The true love of God and wisdom of the Father strengthen you in virtue, my dearest child.... I commend you to the Almighty, great and terrible God, who only is wise, that He will keep you and let you grow up in His fear... you who are yet so young and whom I must leave here in this wicked, evil, perverse world. Since ... you are here deprived of father and mother, I will commend you to the Lord; let Him do with you according to His holy will....

My dear lamb, I who am imprisoned ... can help you in no other way; I had to leave your father for the Lord's sake.... [W]e were apprehended. .. [and] they took him from me.... And now that I have ... borne you under my heart with great sorrow for nine months, and given birth to you here in prison, in great pain, they have taken you from me....

Since I am now delivered up to death, and must leave you here alone, I must through these lines cause you to remember that when you have attained your understanding you endeavor to fear God and examine why and for whose name we both died; and be not ashamed ... of us; it is the way which the prophets and the apostles went, and the narrow way which leads into eternal life....44

Perhaps the greatest tragedy is that these martyrs have been forgotten. Or, worse yet, their faithfulness to Christ in torture and death is being mocked today by evangelical leaders who say that the truths for which they gave their lives are not important. They died to bring the gospel to lost souls because Rome's gospel was sending multitudes to eternal judgment. But even though Rome's gospel has not changed, many evangelical leaders today are saying that Catholics who follow Rome are saved, and they are now looking upon the Roman Catholic Church (a Church that burned people at the stake for giving out the Scriptures!) as a partner in evangelizing the world for Christ. The martyrs must weep in heaven-not for themselves but for the lost-if Christ allows them to know of this uncaring betrayal of the faith for which they died.

The Inquisition Today

The Medieval Inquisition had flourished for centuries when Pope Paul III, in 1542, gave it permanent status as the first of Rome's Sacred Congregations, the Holy, Catholic and Apostolic Inquisition. Known more recently as the Holy Office, its name was changed in 1967 to the Congregation for the Doctrine of the Faith-quite appropriate inasmuch as the public burnings were known as autos-da-fe or acts of faith. The persecution, torture, and killing of heretics has never been repudiated by the Roman Catholic Church and has continued into modern times, as we shall see.
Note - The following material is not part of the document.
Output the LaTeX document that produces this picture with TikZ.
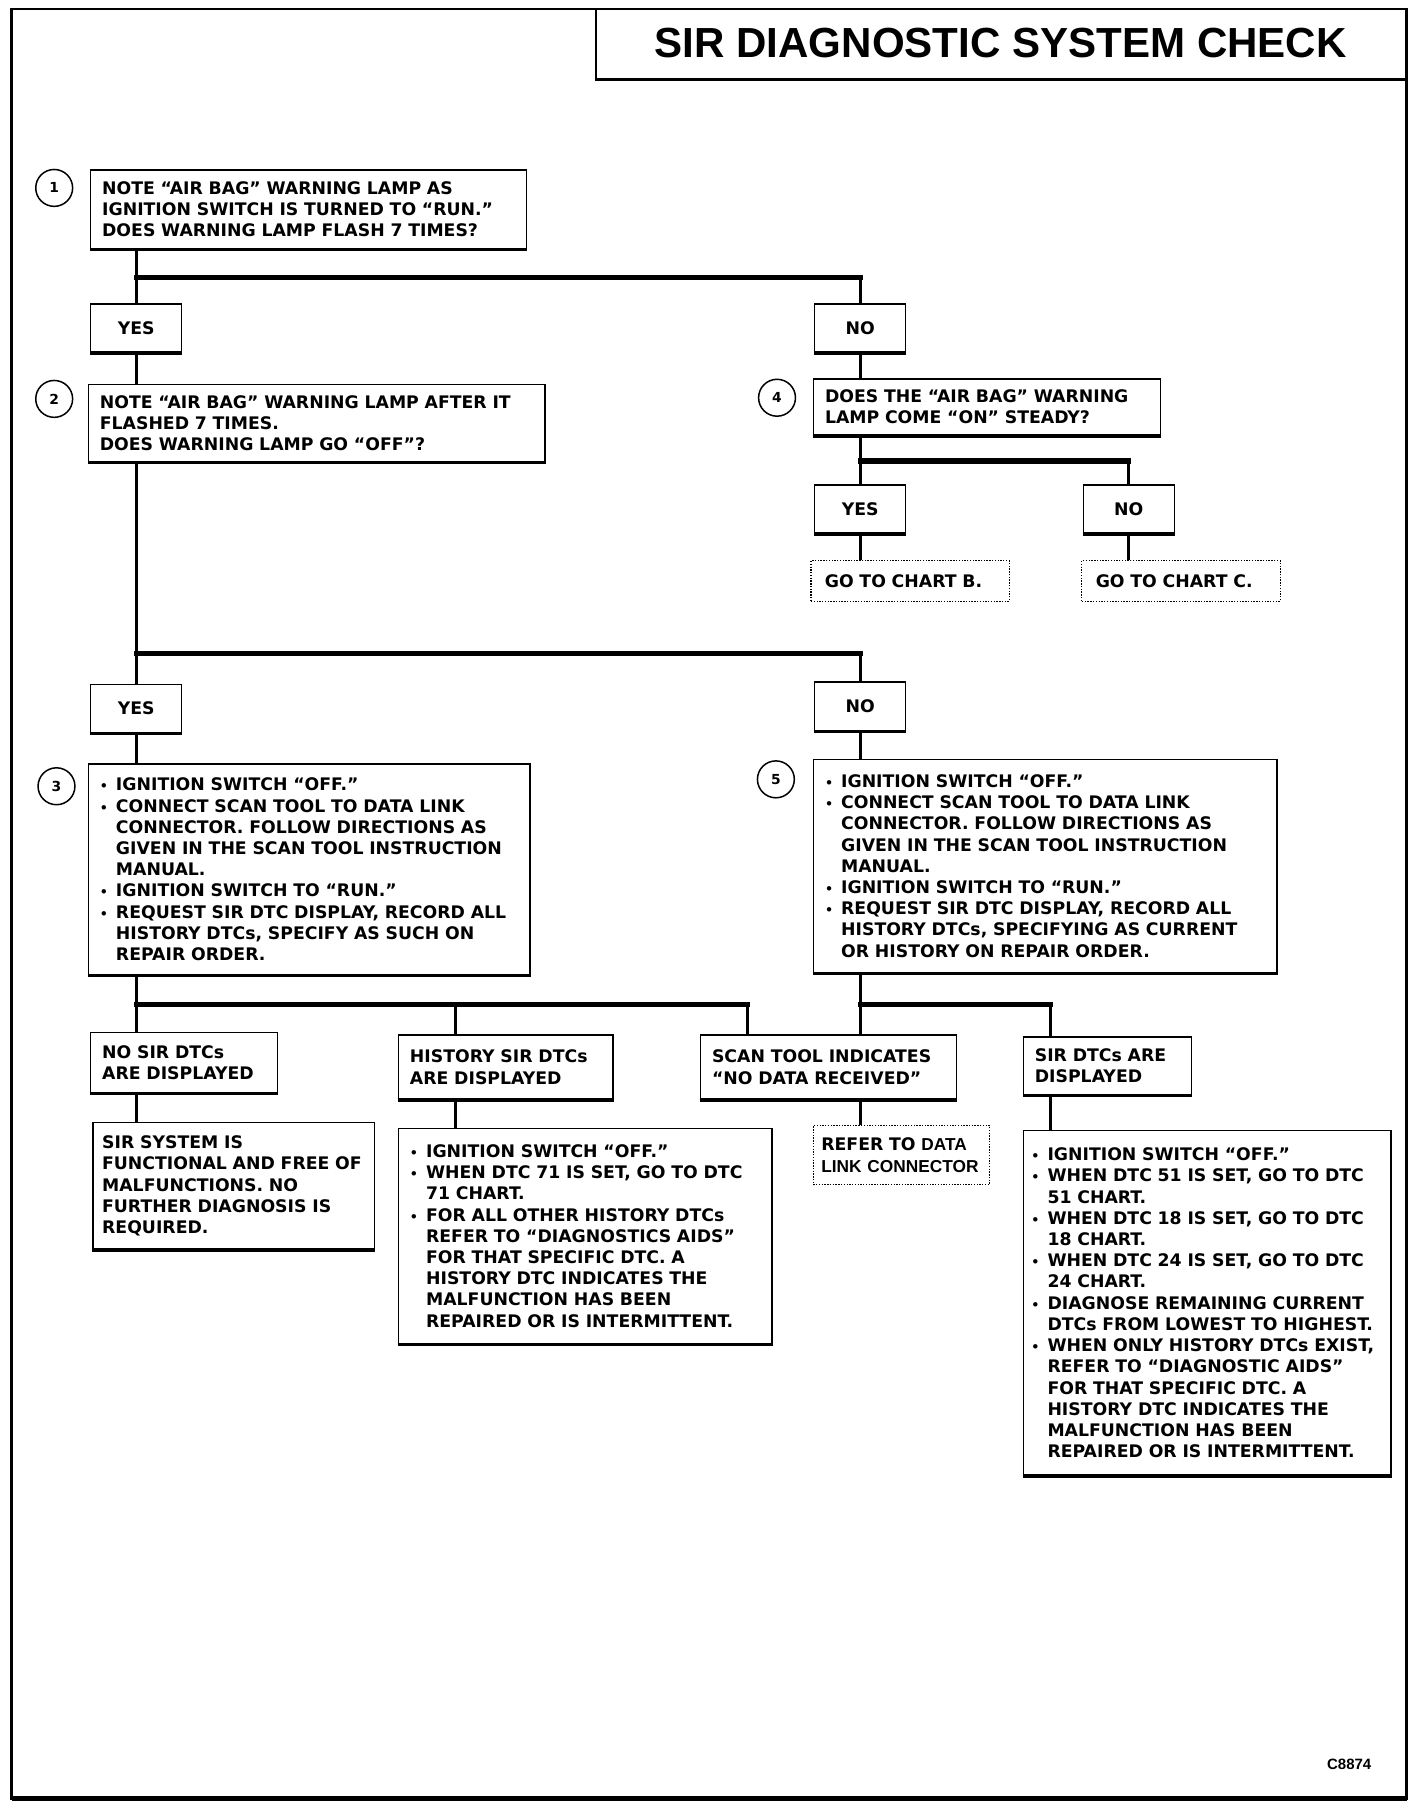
\documentclass[tikz,border=0pt]{standalone}
\usepackage{fontspec}
\setmainfont{DejaVu Sans}
\newfontfamily\headfont{Liberation Sans}
\usetikzlibrary{positioning}
\usetikzlibrary{calc}
\newcommand{\boxfont}{\fontsize{15}{18.4}\selectfont\bfseries}
\newcommand{\titlefont}{\headfont\fontsize{36.5}{40}\selectfont\bfseries}
\newcommand{\itm}{\makebox[14pt][l]{\fontsize{11}{11}\selectfont •}}
\newcommand{\ctn}{\hspace*{14pt}}
\tikzstyle{heavybase}=[append after command={(\tikzlastnode.south west) edge[line width=2.8pt] (\tikzlastnode.south east)}]
\tikzstyle{box}=[draw,line width=1.2pt,anchor=north west,align=left,inner xsep=10pt,inner ysep=0pt,font=\boxfont,heavybase]
\tikzstyle{answer}=[draw,line width=1.2pt,anchor=north west,minimum width=79pt,minimum height=42pt,inner sep=0pt,font=\boxfont,heavybase]
\tikzstyle{dotbox}=[draw,line width=0.9pt,dash pattern=on 1.2pt off 1.2pt,anchor=north west,align=left,inner xsep=12pt,inner ysep=0pt,font=\boxfont]
\tikzstyle{numcircle}=[circle,draw,line width=1.3pt,minimum size=32pt,inner sep=0pt,font=\fontsize{12}{12}\selectfont\bfseries]
\tikzstyle{link} = [draw,line width=2.6pt]
\tikzstyle{crossbar} = [draw,line width=4.6pt,line cap=rect]

\begin{document}
\begin{tikzpicture}[x=1pt,y=-1pt]
    \useasboundingbox (0,0) rectangle (1235,1570);

    % page frame and title
    \draw[line width=2pt] (10,8) rectangle (1220,1560);
    \draw[line width=4pt] (10,1560) -- (1220,1560);
    \draw[line width=2pt] (517,8) -- (517,69) -- (1220,69);
    \node[font=\titlefont] (title) at (868,37) {SIR DIAGNOSTIC SYSTEM CHECK};
    \node[anchor=east,font=\headfont\fontsize{13}{13}\selectfont\bfseries] (code) at (1193,1530) {C8874};

    % questions
    \node[box,minimum width=378pt,minimum height=68pt,text width=358pt] (q1) at (78,147)
        {NOTE “AIR BAG” WARNING LAMP AS\\IGNITION SWITCH IS TURNED TO “RUN.”\\DOES WARNING LAMP FLASH 7 TIMES?};
    \node[box,minimum width=396pt,minimum height=67pt,text width=376pt] (q2) at (76,333)
        {NOTE “AIR BAG” WARNING LAMP AFTER IT\\FLASHED 7 TIMES.\\DOES WARNING LAMP GO “OFF”?};
    \node[box,minimum width=301pt,minimum height=49pt,text width=281pt] (q4) at (705,328)
        {DOES THE “AIR BAG” WARNING\\LAMP COME “ON” STEADY?};
    \node[box,minimum width=383pt,minimum height=183pt,text width=363pt] (q3) at (76,662)
        {\itm IGNITION SWITCH “OFF.”\\\itm CONNECT SCAN TOOL TO DATA LINK\\\ctn CONNECTOR. FOLLOW DIRECTIONS AS\\\ctn GIVEN IN THE SCAN TOOL INSTRUCTION\\\ctn MANUAL.\\\itm IGNITION SWITCH TO “RUN.”\\\itm REQUEST SIR DTC DISPLAY, RECORD ALL\\\ctn HISTORY DTCs, SPECIFY AS SUCH ON\\\ctn REPAIR ORDER.};
    \node[box,minimum width=402pt,minimum height=185pt,text width=382pt] (q5) at (705,658)
        {\itm IGNITION SWITCH “OFF.”\\\itm CONNECT SCAN TOOL TO DATA LINK\\\ctn CONNECTOR. FOLLOW DIRECTIONS AS\\\ctn GIVEN IN THE SCAN TOOL INSTRUCTION\\\ctn MANUAL.\\\itm IGNITION SWITCH TO “RUN.”\\\itm REQUEST SIR DTC DISPLAY, RECORD ALL\\\ctn HISTORY DTCs, SPECIFYING AS CURRENT\\\ctn OR HISTORY ON REPAIR ORDER.};

    \foreach \pos/\name/\label in {{(47,163)/n1/1}, {(47,346)/n2/2}, {(674,345)/n4/4}, {(49,682)/n3/3}, {(673,676)/n5/5}}
        \node[numcircle] (\name) at \pos {\label};

    \foreach \pos/\name/\label in {{(78,263)/yes1/YES}, {(706,263)/no1/NO}, {(706,420)/yes2/YES}, {(939,420)/no2/NO}, {(78,593)/yes3/YES}, {(706,591)/no3/NO}}
        \node[answer] (\name) at \pos {\label};

    % chart references
    \node[dotbox,minimum width=172pt,minimum height=35pt,text width=148pt] (chartb) at (703,486) {GO TO CHART B.};
    \node[dotbox,minimum width=172pt,minimum height=35pt,text width=148pt] (chartc) at (938,486) {GO TO CHART C.};

    % results
    \node[box,minimum width=162pt,minimum height=52pt,text width=142pt] (nosir) at (78,895) {NO SIR DTCs\\ARE DISPLAYED};
    \node[box,minimum width=186pt,minimum height=56pt,text width=166pt] (hist) at (345,897) {HISTORY SIR DTCs\\ARE DISPLAYED};
    \node[box,minimum width=222pt,minimum height=56pt,text width=202pt] (scan) at (607,897) {SCAN TOOL INDICATES\\“NO DATA RECEIVED”};
    \node[box,minimum width=146pt,minimum height=50pt,text width=126pt] (sirdtc) at (887,899) {SIR DTCs ARE\\DISPLAYED};

    \node[box,inner xsep=8pt,minimum width=244pt,minimum height=110pt,text width=228pt] (sirok) at (80,973)
        {SIR SYSTEM IS\\FUNCTIONAL AND FREE OF\\MALFUNCTIONS. NO\\FURTHER DIAGNOSIS IS\\REQUIRED.};
    \node[box,minimum width=324pt,minimum height=187pt,text width=304pt] (histdo) at (345,978)
        {\itm IGNITION SWITCH “OFF.”\\\itm WHEN DTC 71 IS SET, GO TO DTC\\\ctn 71 CHART.\\\itm FOR ALL OTHER HISTORY DTCs\\\ctn REFER TO “DIAGNOSTICS AIDS”\\\ctn FOR THAT SPECIFIC DTC. A\\\ctn HISTORY DTC INDICATES THE\\\ctn MALFUNCTION HAS BEEN\\\ctn REPAIRED OR IS INTERMITTENT.};
    \node[dotbox,inner xsep=7pt,minimum width=153pt,minimum height=51pt,text width=139pt] (refer) at (705,976)
        {REFER TO {\headfont\bfseries DATA}\\{\headfont\bfseries LINK CONNECTOR}};
    \node[box,inner xsep=7pt,minimum width=319pt,minimum height=299pt,text width=305pt] (bigbox) at (887,980)
        {\itm IGNITION SWITCH “OFF.”\\\itm WHEN DTC 51 IS SET, GO TO DTC\\\ctn 51 CHART.\\\itm WHEN DTC 18 IS SET, GO TO DTC\\\ctn 18 CHART.\\\itm WHEN DTC 24 IS SET, GO TO DTC\\\ctn 24 CHART.\\\itm DIAGNOSE REMAINING CURRENT\\\ctn DTCs FROM LOWEST TO HIGHEST.\\\itm WHEN ONLY HISTORY DTCs EXIST,\\\ctn REFER TO “DIAGNOSTIC AIDS”\\\ctn FOR THAT SPECIFIC DTC. A\\\ctn HISTORY DTC INDICATES THE\\\ctn MALFUNCTION HAS BEEN\\\ctn REPAIRED OR IS INTERMITTENT.};

    % branch bars
    \coordinate (bar1) at (0,241);
    \coordinate (bar2) at (0,400);
    \coordinate (bar3) at (0,567);
    \coordinate (j1) at (395,871);
    \coordinate (j2) at (648,871);
    \coordinate (j3) at (911,871);

    \foreach \source/\dest in {yes1 |- bar1/no1 |- bar1, yes2 |- bar2/no2 |- bar2, yes3 |- bar3/no3 |- bar3, yes3 |- j1/j2, no3 |- j3/j3}
        \path[crossbar] (\source) -- (\dest);

    \foreach \source/\dest in {q1.south -| yes1/yes1.north, no1 |- bar1/no1.north, yes1.south/yes1.south |- q2.north, no1.south/no1.south |- q4.north,
        q4.south -| yes2/yes2.north, no2 |- bar2/no2.north, yes2.south/yes2.south |- chartb.north, no2.south/no2.south |- chartc.north,
        q2.south -| yes3/yes3.north, no3 |- bar3/no3.north, yes3.south/yes3.south |- q3.north, no3.south/no3.south |- q5.north,
        q3.south -| yes3/nosir.north -| yes3, j1/j1 |- hist.north, j2/j2 |- scan.north, q5.south -| no3/scan.north -| no3, j3/j3 |- sirdtc.north,
        nosir.south -| yes3/sirok.north -| yes3, hist.south -| j1/histdo.north -| j1, scan.south -| no3/refer.north -| no3, sirdtc.south -| j3/bigbox.north -| j3}
        \path[link] (\source) -- (\dest);

\end{tikzpicture}
\end{document}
Rome is faced with a clear choice: Either her zealous torture and slaughter of so many innocent victims is something to be proud of or it is something to be ashamed of. Of course, Rome will neither repent of its sins nor give up its claim to infallibility. Therefore it is not surprising that the Office of the Inquisition still occupies the Palace of the Inquisition adjacent to the Vatican, though under its new name, the Congregation for the Doctrine of Faith. Its current Grand Inquisitor, who reports directly to the pope, is the former Archbishop of Munich, Joseph Cardinal Ratzinger, whom Time has called "the world's most powerful cardinal [and] the Catholic Church's chief enforcer of dogma. . . .”45 That enforcement may be brutally direct or dealt with a gloved hand through another person, as was the case in late 1993 in the muzzling of Fr. Joseph Breen by Nashville's Bishop Edward Kmiec. In a letter to the nation's bishops, Breen, pointing to "the vast difference between what is said in Rome and what actually happens" pleaded for "optional celibacy." He was forced to sign a pledge "that he will not speak to media ... [and] not criticize what bishops do."46

While it no longer immolates its victims, the Congregation still attempts to maintain the Vatican's cultlike control over the thinking of its clergy and Church members. For example, on June 9, 1993, Ratzinger published "Instructions ... in Promoting the Doctrine of the Faith." The document demands that "prior permission is required ... for what is written by clerics and members of religious institutes for newspapers, magazines or periodicals which are accustomed to attack openly the Catholic religion or good morals. The instruction also warns Catholic publishing houses to conform to church law. And bishops are obliged to prevent the sale and display in their churches of publications on religion and morals that lack church approval…..47 It is the Index of Forbidden Books again!

Monumental Hypocrisy

The Roman Catholic Church has been the greatest persecutor of both Jews and Christians the world has ever seen, and has martyred far more Christians than even pagan Rome or Islam. She has been exceeded only by Mao and Stalin, but they hardly claimed to be acting in Christ's name. Catholic Rome has no rival among religious institutions in qualifying as the woman who is "drunk with the blood of the saints and the martyrs of Jesus."

Yet John Paul II, in his recent treatise, Veritatis Splendor, has the audacity to speak of Catholic saints "who bore witness to and defended moral truth even to the point of enduring martrydom...."48 What of the millions whom his Church massacred because their moral conscience and understanding of God's Word did not coincide with Rome's! The silence from the Vatican concerning its infamous and innumerable crimes against God and humanity is deafening. Even worse is the hypocrisy that allows this murderous woman to pose as the great teacher and exemplar of obedience to Christ.

"'Blessed are those who are persecuted for the sake of righteousness, for theirs is the kingdom of heaven (Matthew 5:10).' Thus John Paul II began today's [October 10, 1993] solemn mass in honor of the beatification of 11 [Catholic] martyrs of the Spanish Civil War and two Italian religious."49 So reported the influential Catholic magazine Inside the Vatican. As always, while Catholic martyrs are lauded, there is no admission of and no apology for the millions of Christians and Jews who have been martyred by the Roman Catholic Church. The hypocrisy is monumental.